I think the following quote sums up this book nicely: “This was middle school, the age of miracles, the time when kids shot up three inches over the summer, when breasts bloomed from nothing, when voices dipped and dove. Our first flaws were emerging, but they were being corrected. Blurry vision could be fixed invisibly with the magic of contact lenses. Crooked teeth were pulled straight with braces. Spotty skin could be chemically cleared. Some girls were turning beautiful. A few boys were growing tall. I knew I still looked like a child.” It explains the title when the story seems like anything but an “age of miracles.”

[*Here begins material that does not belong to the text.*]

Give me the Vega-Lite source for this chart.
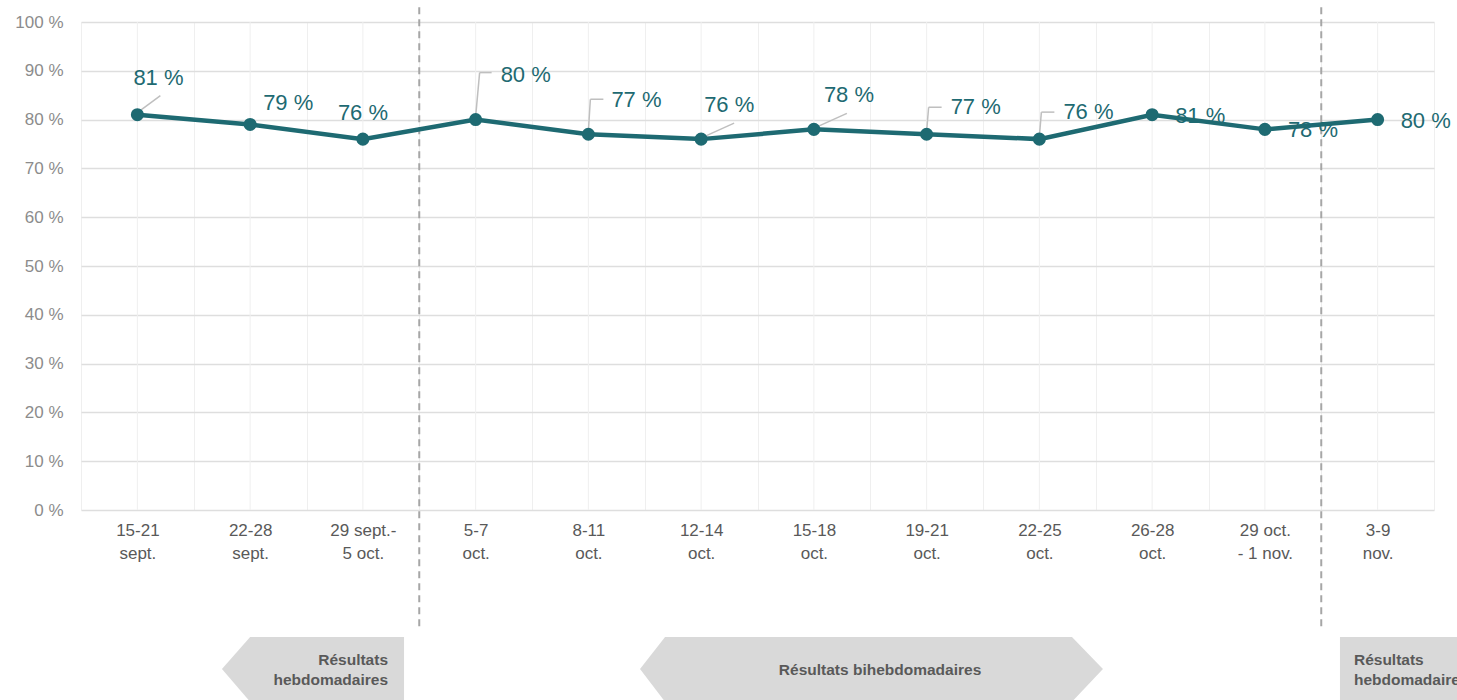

When I finished this book, I had a book hangover. You know, when you can’t start another book until you’ve fully digested the previous one. It happens rarely to me, but this was one of them. I couldn’t help but experience despair and hope at the same time while reading this book. And that stuck with me. I couldn’t stop thinking about how it was possible to create a story where the ending left me feeling so much discouragement, but hopeful at the same time.
Humans are on the verge of extinction by the end of the story, and yet, I felt a glimmer of promise for the future. When I put this book down, I couldn’t help but think about the repercussions of slowing down the Earth’s rotation. At the beginning I thought it couldn’t be that bad, but it was. And so much worse. Overall, I would recommend this to a busy mom. But I would caution that it isn’t exactly an uplifting story. But if you’re looking for something different, something that’ll keep you thinking even after the book is closed, then I would definitely recommend this one.
Five out of five stars
If you enjoyed my review of The Age of Miracles by Karen Walker Thompson, you might also like The Girl Who Drank the Moon by Kelly Barnhill. Check out my review!
If you’re interested in purchasing The Age of Miracles, here are some quick links to buy the book on Amazon and Barnes & Noble. And, if you’re interested to see what others think, here’s the link to the book on Goodreads.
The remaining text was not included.